Report prompts investment into $1.5m humanitarian project

Improved disclosures could help humanitarian projects move from grant-based to private sector funding.

The United States Agency for International Development (USAID) is taking forward a project to improve data provision in humanitarian and resilience investing (HRI).

The project follows recommendations in a report by the World Economic Forum and Gulf International Bank (GIB) Asset Management published in January called Unlocking Humanitarian and Resilience Investing through Better Data.

According to the report, the private sector has a key role to play in investing in the sustainable recovery and resilience of vulnerable communities. The authors argue the private sector should work with humanitarian and development agencies, as well as data providers, to generate the data investors need in this area.

Through the HRI project USAID aims to design humanitarian disclosures that would be appropriate for a variety of investment products; pilot the disclosures on a range of development projects; and use the findings to develop a potentially mainstream set of disclosures.

Venetia Bell, GIB chief sustainability officer and head of strategy, said having sent out a request for proposals USAID was now close to partnering with a body able to deliver the project. It is understood the project USAID had in mind is worth around $1.5m.

Bell said there needs to be more focus on the human impact of climate change: “This [progress with the initiative] speaks to the need to be holistic in our thinking – that it is not just about climate change, but climate change and the impact on people that can often flip in to fragility, conflict and violence.”

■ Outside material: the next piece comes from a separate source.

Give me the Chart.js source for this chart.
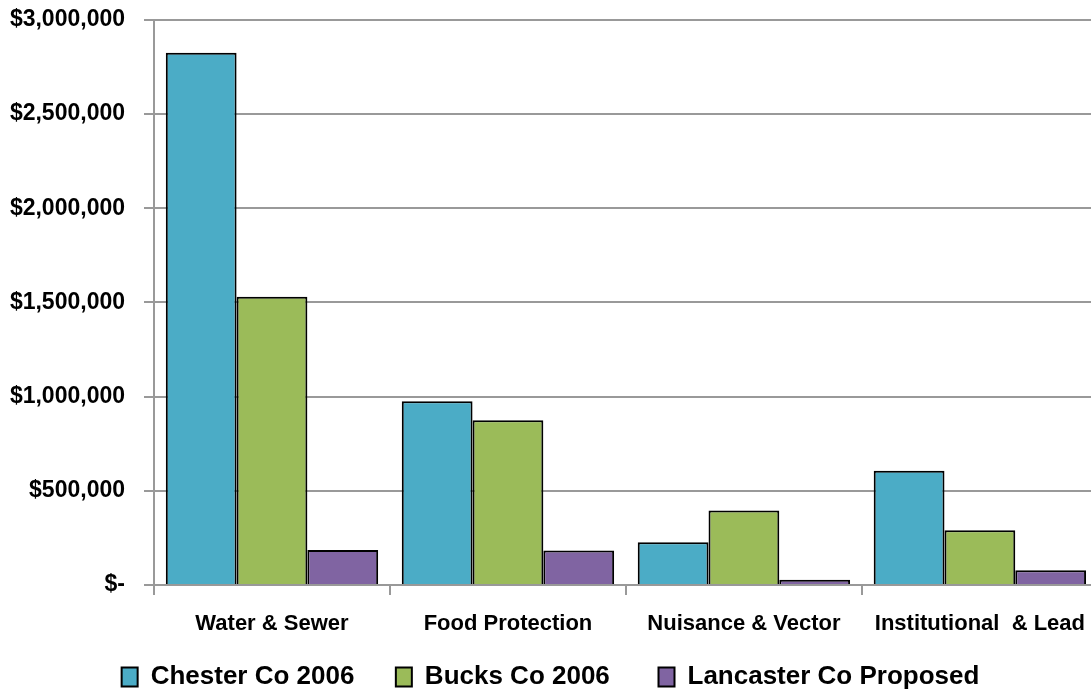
<!DOCTYPE html>
<html>
<head>
<meta charset="utf-8">
<script src="https://cdn.jsdelivr.net/npm/chart.js@4/dist/chart.umd.min.js"></script>
<style>
    html, body { margin: 0; padding: 0; background: #fff; overflow: hidden; }
    #wrap { width: 1091px; height: 691px; overflow: hidden; }
    #budget-chart { display: block; margin-top: -13px; }
</style>
</head>
<body>
<div id="wrap"><canvas id="budget-chart" width="1101" height="713"></canvas></div>
<script>
const categories = ["Water & Sewer", "Food Protection", "Nuisance & Vector", "Institutional  & Lead"];
const seriesNames = ["Chester Co 2006", "Bucks Co 2006", "Lancaster Co Proposed"];
const chester = [2825000, 975000, 227000, 606000];
const bucks = [1530000, 875000, 395000, 290000];
const lancaster = [186000, 183000, 28000, 78000];
const yTicks = [0, 500000, 1000000, 1500000, 2000000, 2500000, 3000000];

const colors = ['#4BACC6', '#9BBB59', '#8064A2'];
const font = "'Liberation Sans', Arial, sans-serif";
// extra gap after each legend entry (Excel spaces the entries unevenly)
const legendGap = ['  ', '   ', ''];

(async function () {
    const series = [chester, bucks, lancaster];
    new Chart(
        document.getElementById('budget-chart'),
        {
            type: 'bar',
            data: {
                labels: categories,
                datasets: series.map((vals, i) => ({
                    label: seriesNames[i],
                    data: vals,
                    backgroundColor: colors[i],
                    borderColor: '#000',
                    borderWidth: 2,
                    categoryPercentage: 0.9,
                    barPercentage: 1.0
                }))
            },
            options: {
                responsive: false,
                animation: false,
                layout: { padding: 0 },
                plugins: {
                    tooltip: { enabled: false },
                    legend: {
                        position: 'bottom',
                        labels: {
                            color: '#000',
                            font: { family: font, size: 26, weight: 'bold' },
                            boxWidth: 16,
                            boxHeight: 19,
                            padding: 27,
                            generateLabels: (chart) => {
                                const items = Chart.defaults.plugins.legend.labels.generateLabels(chart);
                                items.forEach((it, i) => { it.text = it.text + legendGap[i]; });
                                return items;
                            }
                        }
                    }
                },
                scales: {
                    x: {
                        grid: {
                            drawOnChartArea: false,
                            color: '#999',
                            lineWidth: 2,
                            tickLength: 10,
                            offset: true
                        },
                        border: { color: '#999', width: 2 },
                        ticks: {
                            color: '#000',
                            padding: 16,
                            maxRotation: 0,
                            font: { family: font, size: 22, weight: 'bold' }
                        },
                        afterFit: (scale) => { scale.height = 52; }
                    },
                    y: {
                        min: 0,
                        max: 3000000,
                        afterBuildTicks: (scale) => { scale.ticks = yTicks.map(v => ({ value: v })); },
                        grid: { color: '#999', lineWidth: 2, tickLength: 10 },
                        border: { color: '#999', width: 2 },
                        ticks: {
                            color: '#000',
                            padding: 19,
                            font: { family: font, size: 23, weight: 'bold' },
                            callback: (v) => v === 0 ? '$-' : '$' + v.toLocaleString('en-US')
                        },
                        afterFit: (scale) => { scale.width = 154; }
                    }
                }
            }
        }
    );
})();
</script>
</body>
</html>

UN figures showed that in 2021 the number of people in need of humanitarian aid jumped by 50% to an estimated 235m and the funding gap for humanitarian aid more than doubled to $24bn in 2020.

Bell explained the initiative has been focused on how humanitarian work can move from grant-based projects to private sector funding. The report in January noted data gaps were a crucial barrier to private sector investment. Without sufficient data the identification, appraisal and due diligence of potentially impactful, bankable HRI transactions is impaired.

The report also found because existing metrics are not standardised it is difficult to make comparisons across organisations and sectors. Data on social impacts and resilience-building, the authors said, is also hard to collect with much of the current data focusing on short-term response rather than on crisis prevention and recovery.